Minha primeira reação ao visitar Londres recentemente teve a ver com as livrarias. Onde elas foram parar?
Uma das minhas mais antigas e queridas lembranças da cidade tinha a ver com isso. Quando conheci a capital inglesa, no início dos anos 80, eu tinha a sensação de que não conseguia atravessar uma quadra da cidade sem ser seduzido por uma vitrine cheia de livros.
A oferta de lançamentos que via era muito maior do que a que eu conhecia aqui no Brasil, sem falar na demora com que novidades literárias por lá chegavam em tradução —ou mesmo em exemplares importados.
Londres, em 1980, era para mim o paraíso dos livros e discos, ainda em vinil. Naturalmente, o desaparecimento das grandes lojas de som, HMV, Virgin e mesmo a Tower Records, majestosa em Picadilly, me pareceu menos drástico.
Mas os livros? Será que todos migraram para as lojas virtuais na Inglaterra? Ou os custos de manter um negócio que ainda vende tal preciosidade não valem mais a pena?
Ao mesmo tempo em que ponderava sobre isso, comecei a perceber outras diferenças na cidade. Tinha mais alguma coisa que estava me incomodando. Ou algumas coisas.
Eu havia passado pela cidade em 2022, rapidamente, para uma reportagem, mas não ia lá a passeio desde antes da pandemia. Tinha algo pelas ruas que não estava batendo, para além do sumiço das livrarias.
A temporada que passei lá, logo depois do Natal, quando as lojas liquidam seus estoques, talvez tenha contribuído para essa sensação. Eram, sem exagero, milhares de pessoas para driblar todos os dias nas calçadas do centro de Londres.
Mas mesmo esse centro desta vez me parecia de alguma maneira descaracterizado —e não estou nem levando em conta os tuk-tuks com neon de onde caixas de som estridentes me insultavam com as mesmas músicas natalinas. Tudo parecia fora da ordem, como diria Caetano Veloso.
Foi lembrar dele e imediatamente puxar na memória outra música do artista que lá, exilado, tanto se inspirou. Aquele primeiro verso de “London London” tinha a ver exatamente com o que eu sentia.
“Estou vagando em círculos sem ter para onde ir.” Inesperadamente, isso fazia mais sentido para mim hoje do que em 1980. Depois de já ter vivido tantas coisas em Londres, tantas músicas, tantos amores, tantas entrevistas, tantos sorrisos, era como se eu finalmente encarasse a cidade de frente.
E o que eu vi me confundiu. Nem o frescor das primeiras descobertas nem as missões das viagens dos últimos anos. A Londres que estava ali me confundindo, me exaurindo, era como uma esfinge me propondo um novo enigma. E eu não estava conseguindo decifrá-lo.
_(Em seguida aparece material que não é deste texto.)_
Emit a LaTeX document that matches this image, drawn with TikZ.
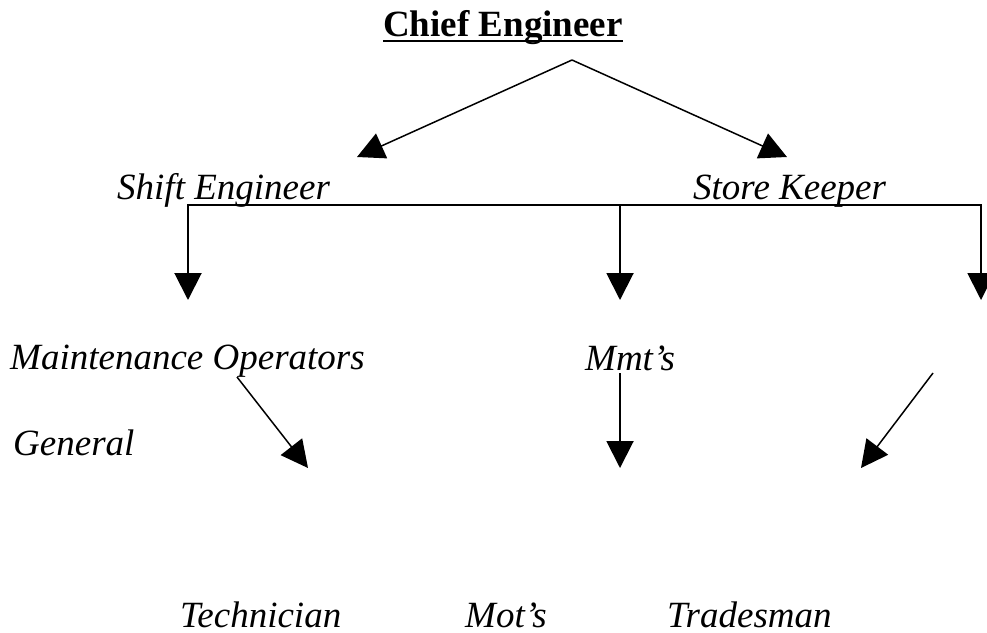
\documentclass[tikz,border=0pt]{standalone}
\usepackage{fontspec}
\setmainfont{Liberation Serif}
\usetikzlibrary{arrows.meta}
\begin{document}
\begin{tikzpicture}[x=1pt,y=-1pt,
  lbl/.style={anchor=base west,inner sep=0pt,font=\fontsize{37}{44}\selectfont\itshape},
  headlbl/.style={anchor=base west,inner sep=0pt,font=\fontsize{37}{44}\selectfont\bfseries},
  bar/.style={line width=2pt,line join=miter},
  slant/.style={line width=1.5pt},
  tipend/.style={-{Triangle[length=27pt,width=27pt]}},
  tipboth/.style={{Triangle[length=27pt,width=27pt]}-{Triangle[length=27pt,width=27pt]}}
]
\useasboundingbox (0,0) rectangle (987,632);

% titles
\node[headlbl] (chief) at (383,36) {Chief Engineer};
\draw[line width=2pt] ([yshift=-5pt]chief.base west) -- ([yshift=-5pt]chief.base east);

\node[lbl] (shift)   at (117,199) {Shift Engineer};
\node[lbl] (store)   at (693,199) {Store Keeper};
\node[lbl] (maint)   at (10,369)  {Maintenance Operators};
\node[lbl] (mmt)     at (585,370) {Mmt’s};
\node[lbl] (general) at (13,455)  {General};
\node[lbl] (tech)    at (180,627) {Technician};
\node[lbl] (mots)    at (465,627) {Mot’s};
\node[lbl] (trades)  at (667,627) {Tradesman};

% connector points
\coordinate (apex)    at (572,60);
\coordinate (toShift) at (357,157);
\coordinate (toStore) at (787,157);
\coordinate (bl) at (188,205);
\coordinate (bm) at (620,205);
\coordinate (br) at (981,205);
\coordinate (dl) at (188,300);
\coordinate (dm) at (620,300);
\coordinate (dr) at (981,300);
\coordinate (s1) at (237,377);
\coordinate (e1) at (308,468);
\coordinate (s2) at (620,373);
\coordinate (e2) at (620,468);
\coordinate (s3) at (933,373);
\coordinate (e3) at (861,468);

% chief engineer branches
\draw[slant,tipend] (apex) -- (toShift);
\draw[slant,tipend] (apex) -- (toStore);

% distribution bar
\draw[bar,tipboth] (dl) -- (bl) -- (br) -- (dr);
\draw[bar,tipend] (bm) -- (dm);

% lower level
\draw[slant,tipend] (s1) -- (e1);
\draw[bar,tipend] (s2) -- (e2);
\draw[slant,tipend] (s3) -- (e3);
\end{tikzpicture}
\end{document}
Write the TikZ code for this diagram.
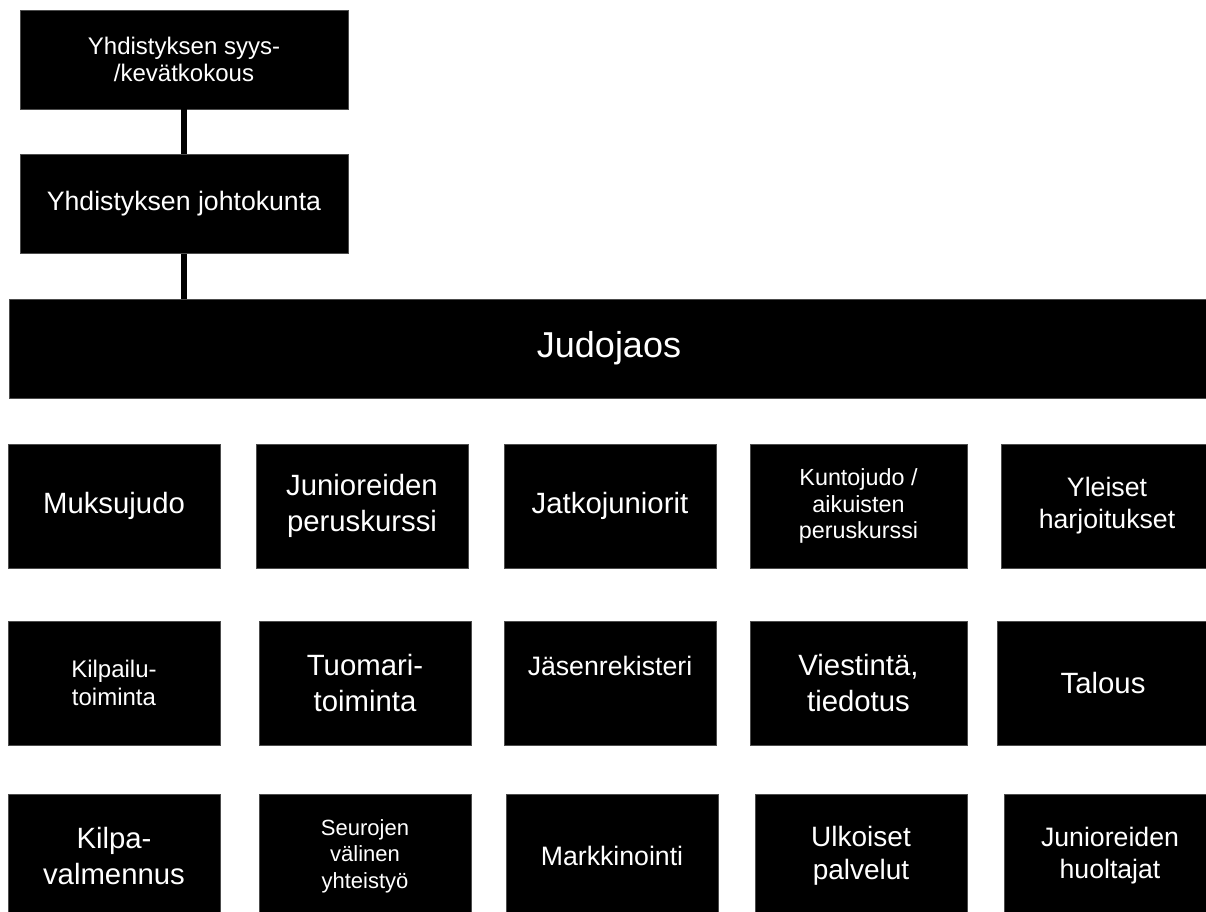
\documentclass[tikz,border=0pt]{standalone}
\usepackage{fontspec}
\setmainfont{Liberation Sans}
\newcommand{\koko}[2]{\fontsize{#1}{#2}\selectfont}

\begin{document}
\begin{tikzpicture}[x=0.75pt,y=-0.75pt,
  laatikko/.style={fill=black,draw=black!70,line width=0.6pt,text=white,
    align=center,inner sep=0pt,minimum width=159pt,minimum height=93pt},
  leveä/.style={laatikko,minimum width=246pt,minimum height=74.25pt},
  yhteys/.style={line width=5pt},
  f27/.style={font=\koko{27}{32}},
  f22/.style={font=\koko{22}{26.5}},
  f21/.style={font=\koko{21}{25}},
  f20/.style={font=\koko{20}{24}},
  f18/.style={font=\koko{18}{20.5}},
  f17/.style={font=\koko{17.5}{20}},
  f16/.style={font=\koko{16.5}{20}}]
\useasboundingbox (0,0) rectangle (1206,912);
\clip (0,0) rectangle (1206,912);

% yhdistys
\node[leveä,f18] (kokous) at (184,59.5) {Yhdistyksen syys-\\/kevätkokous};
\node[leveä,f20] (johtokunta) at (184,204) {Yhdistyksen johtokunta};
\node[laatikko,f27,minimum width=900pt,minimum height=74.25pt] (judojaos) at (609,348.5) {Judojaos};
\draw[yhteys] (kokous) -- (johtokunta);
\draw[yhteys] (johtokunta.south) -- (johtokunta.south |- judojaos.north);

% ryhmät
\node[laatikko,f22] (muksu) at (114,506) {Muksujudo};
\node[laatikko,f22] (perus) at (362,506) {Junioreiden\\peruskurssi};
\node[laatikko,f22] (jatko) at (610,506) {Jatkojuniorit};
\node[laatikko,f17,minimum width=162.75pt] (kunto) at (858.5,506) {Kuntojudo /\\aikuisten\\peruskurssi};
\node[laatikko,f20] (yleiset) at (1107,506) {Yleiset\\harjoitukset};

% toiminnot
\node[laatikko,f18] (kilpailu) at (114,683) {Kilpailu-\\toiminta};
\node[laatikko,f22] (tuomari) at (365,683) {Tuomari-\\toiminta};
\node[laatikko,f20] (jasen) at (610,683) {Jäsenrekisteri\\[2pt]~};
\node[laatikko,f22,minimum width=162.75pt] (viestinta) at (858.5,683) {Viestintä,\\tiedotus};
\node[laatikko,f22] (talous) at (1103,683) {Talous};

\node[laatikko,f22] (valmennus) at (114,856) {Kilpa-\\valmennus};
\node[laatikko,f16] (seurat) at (365,856) {Seurojen\\välinen\\yhteistyö};
\node[laatikko,f20] (markkinointi) at (612,856) {Markkinointi};
\node[laatikko,f21] (ulkoiset) at (861,856) {Ulkoiset\\palvelut};
\node[laatikko,f20] (huoltajat) at (1110,856) {Junioreiden\\huoltajat};
\end{tikzpicture}
\end{document}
Talvez eu não me encaixasse mais ali. Talvez Londres não quisesse mais me seduzir. Ou apenas quisesse me provocar perguntando: “Onde está a curiosidade do garoto que quarenta e tantos anos atrás se achava o dono da Circle Line?”.
Pensei em responder com outra provocação: “Aquele garoto foi procurar livrarias em outra cidade”. Mas achei melhor seguir calado com meus pensamentos por Convent Garden antes que a cidade resolvesse me devorar.